### EXERCISE
All lines from the beginning of the listing through the line with "const xTicks = [500, 550, 600, 650, 700, 750];" are to be copied word for word; the pictures are not.
☆ ☆ ☆
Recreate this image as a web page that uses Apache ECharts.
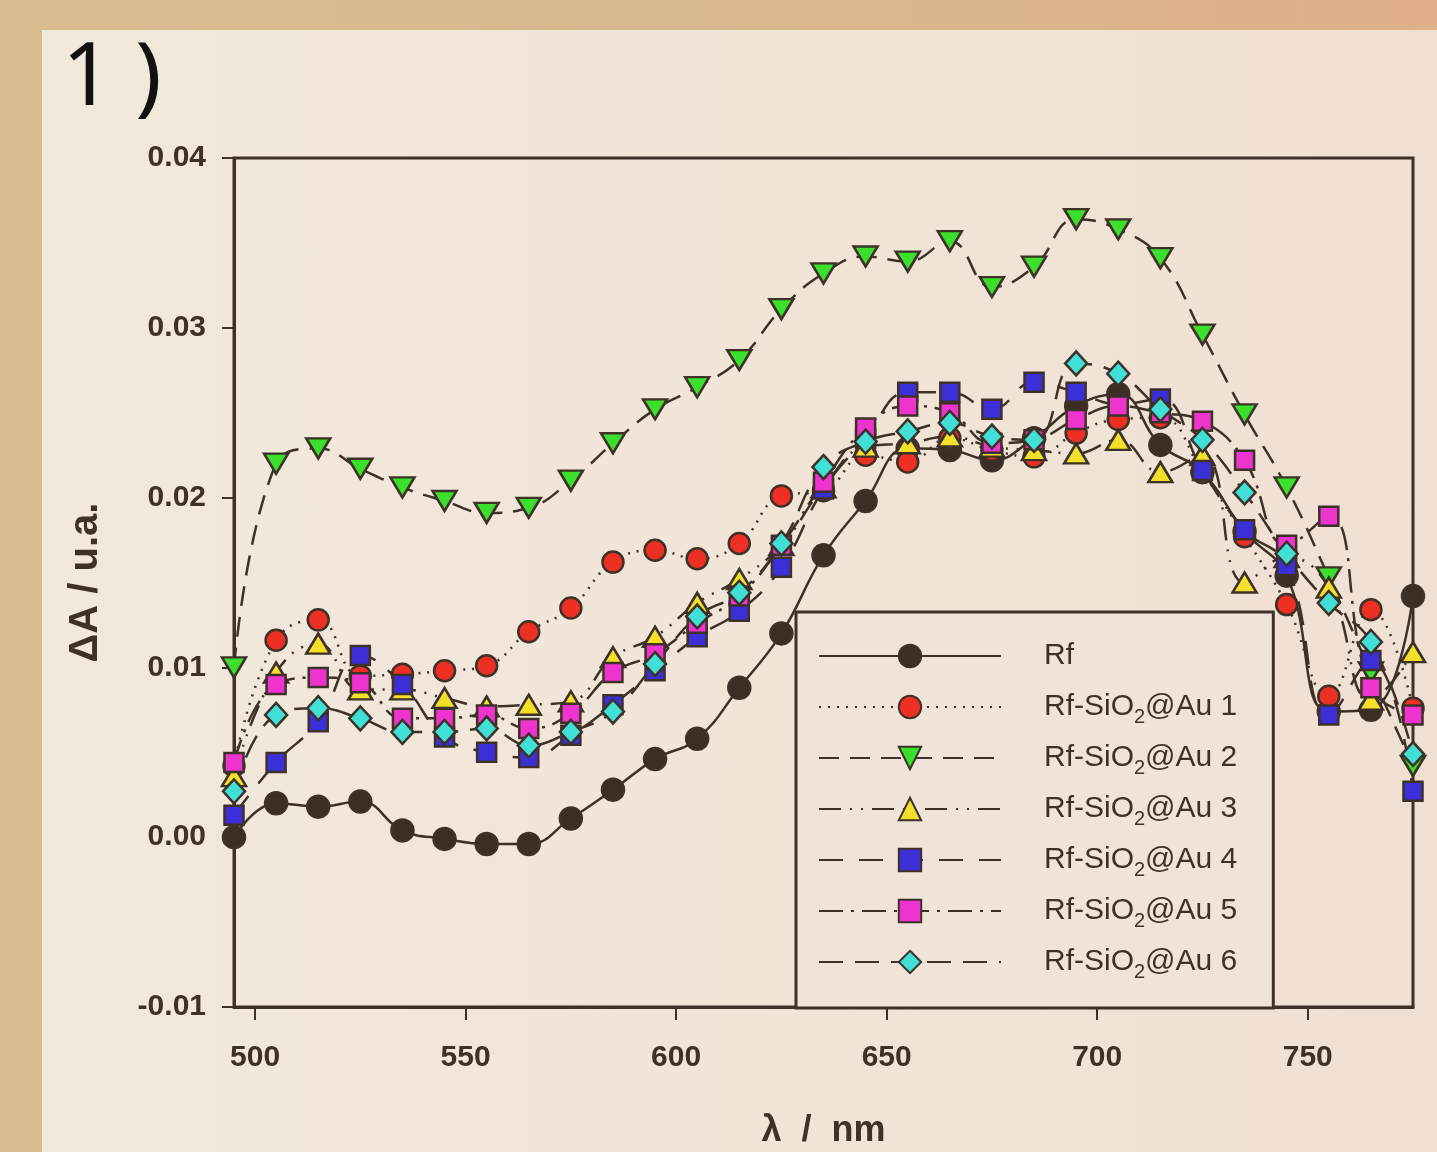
<!DOCTYPE html>
<html>
<head>
<meta charset="utf-8">
<title>ΔA vs λ</title>
<script src="https://cdn.jsdelivr.net/npm/echarts@6/dist/echarts.min.js"></script>
<style>
  html, body { margin: 0; padding: 0; }
  body {
    width: 1437px; height: 1152px; overflow: hidden; position: relative;
    background: linear-gradient(90deg, #d9bd8f 0%, #d8b88c 50%, #e0b088 100%);
  }
  #panel {
    position: absolute; left: 42px; top: 30px; right: 0; bottom: 0;
    background: linear-gradient(90deg, #f2e8dc 0%, #f1e5d8 50%, #f0e0d3 100%);
  }
  #chart { position: absolute; left: 0; top: 0; width: 1437px; height: 1152px; }
</style>
</head>
<body>
<div id="panel"></div>
<div id="chart"></div>
<script>
const wavelength = [495, 505, 515, 525, 535, 545, 555, 565, 575, 585, 595, 605, 615, 625, 635,
  645, 655, 665, 675, 685, 695, 705, 715, 725, 735, 745, 755, 765, 775];
const xTicks = [500, 550, 600, 650, 700, 750];

const rf  = [0.0000, 0.0020, 0.0018, 0.0021, 0.0004, -0.0001, -0.0004, -0.0004, 0.0011, 0.0028, 0.0046, 0.0058, 0.0088, 0.0120, 0.0166,
  0.0198, 0.0229, 0.0228, 0.0222, 0.0235, 0.0254, 0.0261, 0.0231, 0.0215, 0.0180, 0.0154, 0.0074, 0.0075, 0.0142];
const au1 = [0.0042, 0.0116, 0.0128, 0.0095, 0.0096, 0.0098, 0.0101, 0.0121, 0.0135, 0.0162, 0.0169, 0.0164, 0.0173, 0.0201, 0.0204,
  0.0225, 0.0221, 0.0235, 0.0228, 0.0224, 0.0238, 0.0246, 0.0247, 0.0215, 0.0177, 0.0137, 0.0083, 0.0134, 0.0076];
const au2 = [0.0100, 0.0220, 0.0229, 0.0217, 0.0206, 0.0198, 0.0191, 0.0194, 0.0210, 0.0232, 0.0252, 0.0265, 0.0281, 0.0311, 0.0332,
  0.0342, 0.0339, 0.0351, 0.0324, 0.0336, 0.0364, 0.0358, 0.0341, 0.0296, 0.0249, 0.0206, 0.0153, 0.0097, 0.0042];
const au3 = [0.0036, 0.0097, 0.0114, 0.0087, 0.0087, 0.0082, 0.0077, 0.0078, 0.0080, 0.0106, 0.0118, 0.0138, 0.0152, 0.0172, 0.0206,
  0.0230, 0.0232, 0.0236, 0.0230, 0.0228, 0.0226, 0.0234, 0.0215, 0.0225, 0.0150, 0.0165, 0.0147, 0.0081, 0.0109];
const au4 = [0.0013, 0.0044, 0.0068, 0.0107, 0.0090, 0.0059, 0.0050, 0.0047, 0.0060, 0.0078, 0.0098, 0.0118, 0.0133, 0.0159, 0.0205,
  0.0235, 0.0262, 0.0262, 0.0252, 0.0268, 0.0262, 0.0255, 0.0258, 0.0216, 0.0181, 0.0160, 0.0072, 0.0104, 0.0027];
const au5 = [0.0044, 0.0090, 0.0094, 0.0091, 0.0070, 0.0070, 0.0072, 0.0064, 0.0073, 0.0097, 0.0108, 0.0126, 0.0142, 0.0172, 0.0209,
  0.0241, 0.0254, 0.0250, 0.0232, 0.0234, 0.0246, 0.0254, 0.0250, 0.0245, 0.0222, 0.0172, 0.0189, 0.0088, 0.0072];
const au6 = [0.0027, 0.0072, 0.0076, 0.0070, 0.0062, 0.0062, 0.0064, 0.0054, 0.0062, 0.0074, 0.0102, 0.0130, 0.0144, 0.0173, 0.0218,
  0.0233, 0.0239, 0.0244, 0.0236, 0.0234, 0.0279, 0.0273, 0.0252, 0.0234, 0.0203, 0.0167, 0.0138, 0.0115, 0.0049];

const seriesNames = ['Rf', 'Rf-SiO2@Au 1', 'Rf-SiO2@Au 2', 'Rf-SiO2@Au 3', 'Rf-SiO2@Au 4', 'Rf-SiO2@Au 5', 'Rf-SiO2@Au 6'];

const ink = '#3d3128';

function pairs(ys) {
  return wavelength.map(function (x, i) { return [x, ys[i]]; });
}

function makeSeries(name, ys, fill, symbol, size, dash, rotate) {
  return {
    name: name,
    type: 'line',
    data: pairs(ys),
    smooth: 0.45,
    clip: false,
    symbol: symbol,
    symbolSize: size,
    symbolRotate: rotate || 0,
    showAllSymbol: true,
    lineStyle: { color: ink, width: 2.5, type: dash },
    itemStyle: { color: fill, borderColor: ink, borderWidth: 2.5 }
  };
}

const chart = echarts.init(document.getElementById('chart'));
chart.setOption({
  animation: false,
  backgroundColor: 'transparent',
  textStyle: { fontFamily: 'Liberation Sans, Arial, sans-serif' },
  graphic: [
    {
      type: 'text', left: 62, top: 36,
      style: { text: '1 )', fontSize: 88, fontFamily: 'Noto Sans, sans-serif', fill: '#111' }
    },
    {
      type: 'text', left: -46, top: 178,
      style: { text: '3', fontSize: 88, fontFamily: 'Noto Sans, sans-serif', fill: '#111' }
    }
  ],
  grid: {
    left: 234, right: 24, top: 158, bottom: 145,
    outerBoundsMode: 'none',
    show: true, borderColor: ink, borderWidth: 3
  },
  legend: {
    orient: 'vertical',
    left: 796, top: 612,
    padding: [24, 36, 26, 22],
    itemWidth: 182, itemHeight: 28, itemGap: 11,
    backgroundColor: '#f0e3d7',
    borderColor: ink, borderWidth: 3,
    formatter: function (n) { return n.replace('SiO2', 'SiO{s|2}'); },
    textStyle: {
      color: ink, fontSize: 30, fontFamily: 'Liberation Sans, Arial, sans-serif',
      lineHeight: 40, padding: [0, 0, 0, 38],
      rich: { s: { fontSize: 20, lineHeight: 20, verticalAlign: 'bottom', color: ink, fontFamily: 'Liberation Sans, Arial, sans-serif' } }
    },
    data: seriesNames
  },
  xAxis: {
    type: 'value', min: 495, max: 775,
    name: 'λ  /  nm', nameLocation: 'middle', nameGap: 106,
    nameTextStyle: { color: ink, fontSize: 36, fontWeight: 'bold' },
    axisLine: { show: true, onZero: false, lineStyle: { color: ink, width: 3 } },
    axisTick: { show: true, length: 13, lineStyle: { color: ink, width: 2 }, customValues: xTicks },
    axisLabel: { color: ink, fontSize: 30, fontWeight: 'bold', margin: 36, customValues: xTicks },
    splitLine: { show: false }
  },
  yAxis: {
    type: 'value', min: -0.01, max: 0.04, interval: 0.01,
    name: 'ΔA / u.a.', nameLocation: 'middle', nameGap: 128, nameRotate: 90,
    nameTextStyle: { color: ink, fontSize: 40, fontWeight: 'bold' },
    axisLine: { show: true, onZero: false, lineStyle: { color: ink, width: 3 } },
    axisTick: { show: true, length: 12, lineStyle: { color: ink, width: 2 } },
    axisLabel: { color: ink, fontSize: 30, fontWeight: 'bold', margin: 28,
      formatter: function (v) { return v.toFixed(2); } },
    splitLine: { show: false }
  },
  series: [
    makeSeries(seriesNames[0], rf,  '#3b2e25', 'circle', 22, 'solid'),
    makeSeries(seriesNames[1], au1, '#ee3024', 'circle', 21, [2, 7]),
    makeSeries(seriesNames[2], au2, '#3ae02c', 'triangle', [24, 20], [20, 11], 180),
    makeSeries(seriesNames[3], au3, '#f2e02a', 'triangle', [24, 20], [22, 9, 2, 9, 2, 9]),
    makeSeries(seriesNames[4], au4, '#3d2fd8', 'rect', 19, [24, 16]),
    makeSeries(seriesNames[5], au5, '#ee33cf', 'rect', 19, [24, 8, 3, 8]),
    makeSeries(seriesNames[6], au6, '#40e0d6', 'diamond', [22, 24], [24, 12])
  ]
});
window.addEventListener('resize', function () { chart.resize(); });
</script>
</body>
</html>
☆ ☆ ☆
### PROBLEM SOLUTION
Recreate this image as a web page that uses Apache ECharts.
<!DOCTYPE html>
<html>
<head>
<meta charset="utf-8">
<title>ΔA vs λ</title>
<script src="https://cdn.jsdelivr.net/npm/echarts@6/dist/echarts.min.js"></script>
<style>
  html, body { margin: 0; padding: 0; }
  body {
    width: 1437px; height: 1152px; overflow: hidden; position: relative;
    background: linear-gradient(90deg, #d9bd8f 0%, #d8b88c 50%, #e0b088 100%);
  }
  #panel {
    position: absolute; left: 42px; top: 30px; right: 0; bottom: 0;
    background: linear-gradient(90deg, #f2e8dc 0%, #f1e5d8 50%, #f0e0d3 100%);
  }
  #chart { position: absolute; left: 0; top: 0; width: 1437px; height: 1152px; }
</style>
</head>
<body>
<div id="panel"></div>
<div id="chart"></div>
<script>
const wavelength = [495, 505, 515, 525, 535, 545, 555, 565, 575, 585, 595, 605, 615, 625, 635,
  645, 655, 665, 675, 685, 695, 705, 715, 725, 735, 745, 755, 765, 775];
const xTicks = [500, 550, 600, 650, 700, 750];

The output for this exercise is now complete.